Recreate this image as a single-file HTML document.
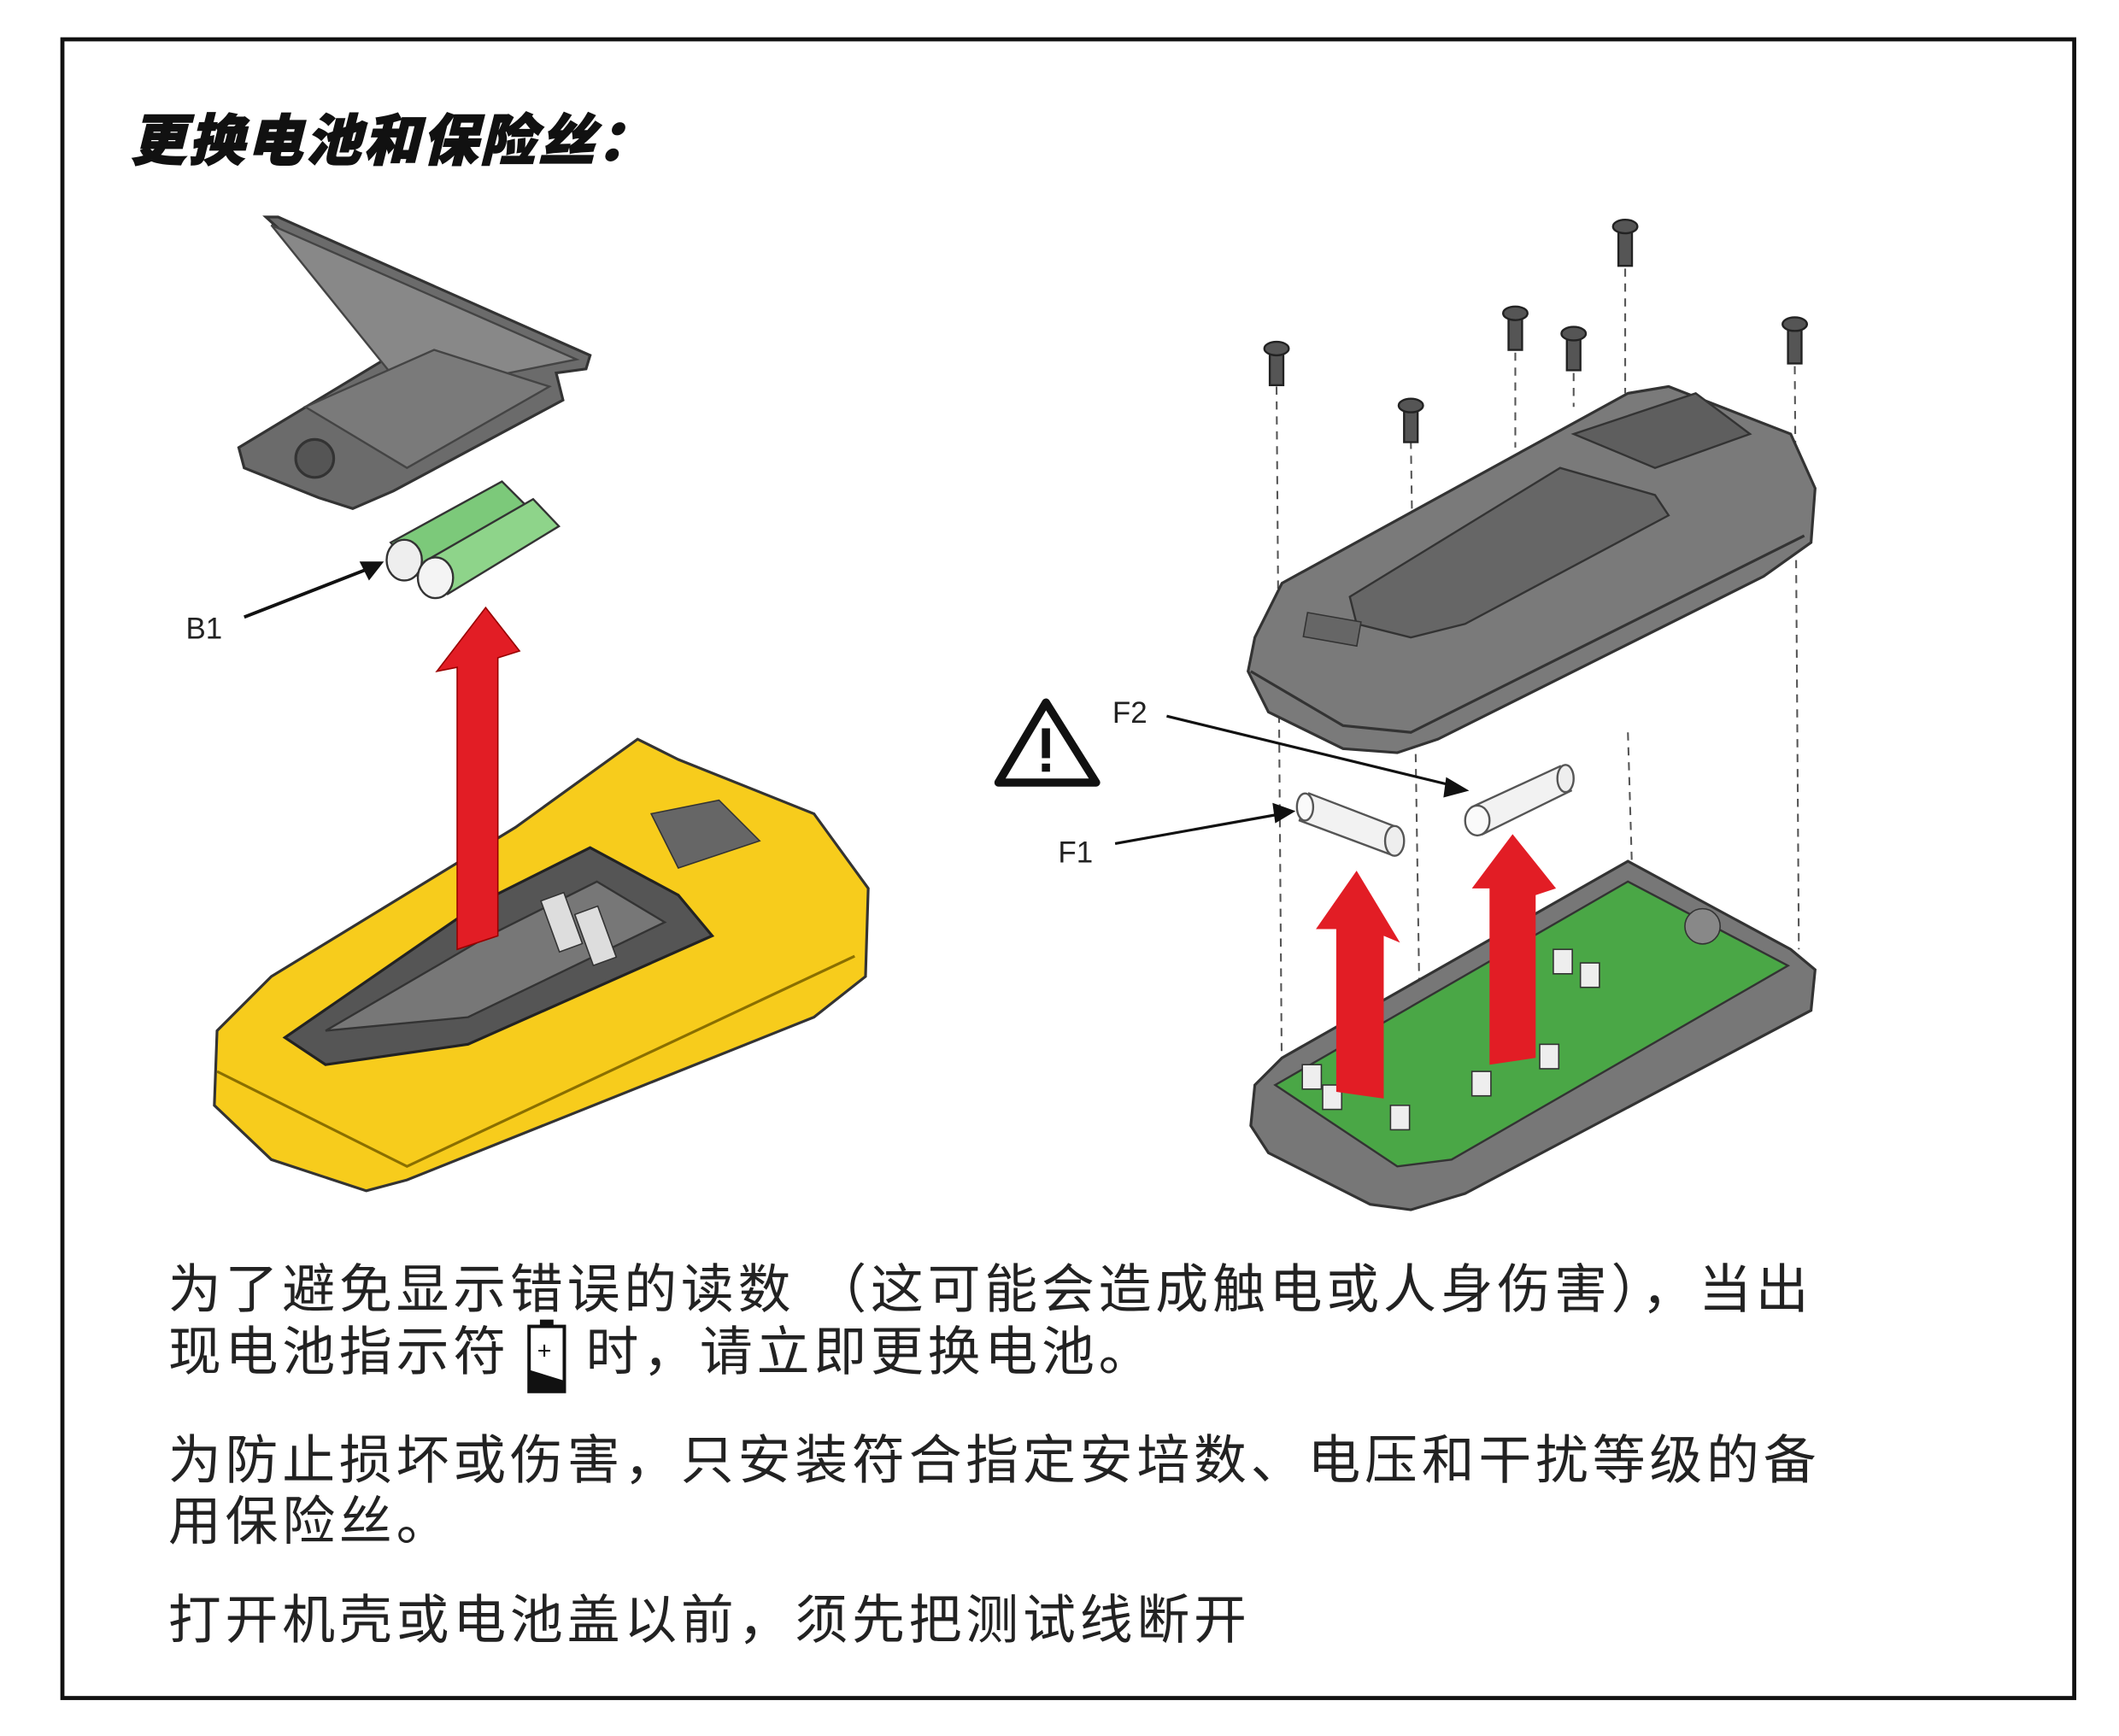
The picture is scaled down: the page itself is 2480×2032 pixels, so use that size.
<!DOCTYPE html>
<html><head><meta charset="utf-8"><style>
html,body{margin:0;padding:0;background:#fff}
svg{display:block}
text{font-family:"Liberation Sans","Noto Sans CJK SC",sans-serif}
</style></head><body>
<svg width="2480" height="2032" viewBox="0 0 1562 1280" preserveAspectRatio="none" xmlns="http://www.w3.org/2000/svg">
<rect x="0" y="0" width="1562" height="1280" fill="#fff"/>
<rect x="46" y="29" width="1483" height="1223" fill="none" stroke="#111" stroke-width="3"/>
<text x="96" y="118" font-size="41" font-weight="900" font-style="italic" letter-spacing="2" fill="#111" stroke="#111" stroke-width="1">更换电池和保险丝：</text>

<!-- left: battery cover -->
<path d="M196,160 L205,160 L435,262 L432,272 L410,275 L415,295 L290,362 L260,375 L235,367 L180,345 L176,330 L300,255 Z" fill="#6b6b6b" stroke="#333" stroke-width="2"/>
<path d="M200,166 L425,265 L300,290 Z" fill="#888" stroke="#444" stroke-width="1.5"/>
<path d="M225,300 L320,258 L405,285 L300,345 Z" fill="#7a7a7a" stroke="#444" stroke-width="1.5"/>
<circle cx="232" cy="338" r="14" fill="#555" stroke="#333" stroke-width="2"/>
<!-- batteries -->
<g stroke="#333" stroke-width="1.5">
<path d="M288,400 L370,355 L390,375 L308,425 Z" fill="#7cc97a"/>
<ellipse cx="298" cy="413" rx="13" ry="15" fill="#eee"/>
<path d="M313,414 L393,368 L412,388 L330,438 Z" fill="#8ed48a"/>
<ellipse cx="321" cy="426" rx="13" ry="15" fill="#f4f4f4"/>
</g>
<text x="137" y="471" font-size="22" fill="#222">B1</text>
<line x1="180" y1="455" x2="275" y2="418" stroke="#111" stroke-width="2.5"/>
<polygon points="283,414 265,414 272,428" fill="#111"/>
<!-- yellow case -->
<path d="M160,760 L200,720 L380,610 L470,545 L500,560 L600,600 L640,655 L638,720 L600,750 L300,870 L270,878 L200,855 L158,815 Z" fill="#f7cc1c" stroke="#333" stroke-width="2"/>
<path d="M160,790 L300,860 L630,705" fill="none" stroke="#8a6f00" stroke-width="2"/>
<path d="M210,765 L355,665 L435,625 L500,660 L525,690 L345,770 L240,785 Z" fill="#555" stroke="#222" stroke-width="2"/>
<path d="M240,760 L360,690 L440,650 L490,680 L345,750 Z" fill="#777" stroke="#333" stroke-width="1.5"/>
<rect x="405" y="660" width="18" height="40" fill="#ddd" stroke="#333" transform="rotate(-20 414 680)"/>
<rect x="430" y="670" width="18" height="40" fill="#ddd" stroke="#333" transform="rotate(-20 439 690)"/>
<path d="M480,600 L530,590 L560,620 L500,640 Z" fill="#666" stroke="#333"/>
<!-- red arrow left -->
<polygon points="337,700 367,690 367,485 383,480 358,448 322,495 337,492" fill="#e21d25" stroke="#900" stroke-width="1"/>

<!-- right: dashed lines -->
<g stroke="#555" stroke-width="1.3" stroke-dasharray="6,5">
<line x1="941" y1="285" x2="945" y2="810"/>
<line x1="1040" y1="325" x2="1047" y2="780"/>
<line x1="1117" y1="260" x2="1117" y2="330"/>
<line x1="1160" y1="275" x2="1160" y2="300"/>
<line x1="1198" y1="198" x2="1198" y2="290"/>
<line x1="1200" y1="540" x2="1203" y2="640"/>
<line x1="1323" y1="270" x2="1326" y2="700"/>
</g>
<!-- screws -->
<g fill="#555" stroke="#222" stroke-width="1.5">
<rect x="936" y="258" width="10" height="26"/><ellipse cx="941" cy="257" rx="9" ry="5"/>
<rect x="1035" y="300" width="10" height="26"/><ellipse cx="1040" cy="299" rx="9" ry="5"/>
<rect x="1112" y="232" width="10" height="26"/><ellipse cx="1117" cy="231" rx="9" ry="5"/>
<rect x="1155" y="247" width="10" height="26"/><ellipse cx="1160" cy="246" rx="9" ry="5"/>
<rect x="1193" y="168" width="10" height="28"/><ellipse cx="1198" cy="167" rx="9" ry="5"/>
<rect x="1318" y="240" width="10" height="28"/><ellipse cx="1323" cy="239" rx="9" ry="5"/>
</g>
<!-- top case -->
<path d="M925,470 L945,430 L1200,290 L1230,285 L1320,320 L1338,360 L1335,400 L1300,425 L1060,545 L1030,555 L990,552 L935,525 L920,495 Z" fill="#7a7a7a" stroke="#333" stroke-width="2"/>
<path d="M922,495 L990,535 L1040,540 L1330,395" fill="none" stroke="#333" stroke-width="2"/>
<path d="M995,440 L1150,345 L1220,365 L1230,380 L1080,460 L1040,470 L1000,460 Z" fill="#666" stroke="#333" stroke-width="1.5"/>
<path d="M1160,320 L1250,290 L1290,320 L1220,345 Z" fill="#5e5e5e" stroke="#333" stroke-width="1.5"/>
<rect x="962" y="455" width="40" height="18" fill="#666" stroke="#333" transform="rotate(10 982 464)"/>
<!-- bottom case -->
<path d="M925,800 L945,780 L1200,635 L1320,700 L1338,715 L1335,745 L1080,880 L1040,892 L1010,888 L935,850 L922,830 Z" fill="#777" stroke="#333" stroke-width="2"/>
<path d="M940,800 L1200,650 L1318,712 L1070,855 L1030,860 Z" fill="#4aa746" stroke="#333" stroke-width="1.5"/>
<circle cx="1255" cy="683" r="13" fill="#888" stroke="#333"/>
<g fill="#eee" stroke="#333" stroke-width="1">
<rect x="960" y="785" width="14" height="18"/><rect x="975" y="800" width="14" height="18"/>
<rect x="1025" y="815" width="14" height="18"/><rect x="1085" y="790" width="14" height="18"/>
<rect x="1135" y="770" width="14" height="18"/><rect x="1145" y="700" width="14" height="18"/>
<rect x="1165" y="710" width="14" height="18"/>
</g>
<!-- fuses -->
<g stroke="#555" stroke-width="1.5">
<path d="M965,585 L1030,610 L1025,630 L958,605 Z" fill="#f2f2f2"/>
<ellipse cx="962" cy="595" rx="6" ry="10" fill="#fafafa"/>
<ellipse cx="1028" cy="620" rx="7" ry="11" fill="#eee"/>
<path d="M1085,595 L1150,565 L1158,583 L1093,615 Z" fill="#f2f2f2"/>
<ellipse cx="1089" cy="605" rx="9" ry="11" fill="#fafafa"/>
<ellipse cx="1154" cy="574" rx="6" ry="10" fill="#eee"/>
</g>
<!-- red arrows right -->
<polygon points="985,805 1020,810 1020,690 1032,695 1000,642 970,685 985,685" fill="#e21d25"/>
<polygon points="1098,785 1132,780 1132,660 1147,655 1115,615 1085,655 1098,655" fill="#e21d25"/>
<!-- warning -->
<polygon points="771,518 808,577 736,577" fill="#fff" stroke="#111" stroke-width="6" stroke-linejoin="round"/>
<rect x="768" y="537" width="6" height="22" fill="#111"/><rect x="768" y="563" width="6" height="6" fill="#111"/>
<text x="820" y="533" font-size="22" fill="#222">F2</text>
<line x1="860" y1="528" x2="1074" y2="580" stroke="#111" stroke-width="2"/>
<polygon points="1083,583 1066,573 1064,588" fill="#111"/>
<text x="780" y="636" font-size="22" fill="#222">F1</text>
<line x1="822" y1="622" x2="945" y2="600" stroke="#111" stroke-width="2"/>
<polygon points="955,598 938,592 940,607" fill="#111"/>

<!-- body text -->
<g font-size="39" fill="#222" letter-spacing="3">
<text x="124" y="964">为了避免显示错误的读数 （这可能会造成触电或人身伤害），当出</text>
<text x="124" y="1010">现电池指示符 <tspan fill="#fff">口</tspan>时，请立即更换电池。</text>
<text x="124" y="1090">为防止损坏或伤害，只安装符合指定安培数、电压和干扰等级的备</text>
<text x="124" y="1135">用保险丝。</text>
<text x="124" y="1208">打开机壳或电池盖以前，须先把测试线断开</text>
</g>
<!-- battery icon -->
<rect x="390" y="978" width="26" height="48" fill="#fff" stroke="#111" stroke-width="2.5"/>
<rect x="398" y="973" width="10" height="5" fill="#111"/>
<polygon points="390,1010 416,1018 416,1026 390,1026" fill="#111"/>
<text x="396" y="1002" font-size="18" fill="#111">+</text>
</svg>
</body></html>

━━━━━━━━━━━━━━━━

Which lines above contain the word "size"? Copy each of them.

The picture is scaled down: the page itself is 2480×2032 pixels, so use that size.
<text x="96" y="118" font-size="41" font-weight="900" font-style="italic" letter-spacing="2" fill="#111" stroke="#111" stroke-width="1">更换电池和保险丝：</text>
<text x="137" y="471" font-size="22" fill="#222">B1</text>
<text x="820" y="533" font-size="22" fill="#222">F2</text>
<text x="780" y="636" font-size="22" fill="#222">F1</text>
<g font-size="39" fill="#222" letter-spacing="3">
<text x="396" y="1002" font-size="18" fill="#111">+</text>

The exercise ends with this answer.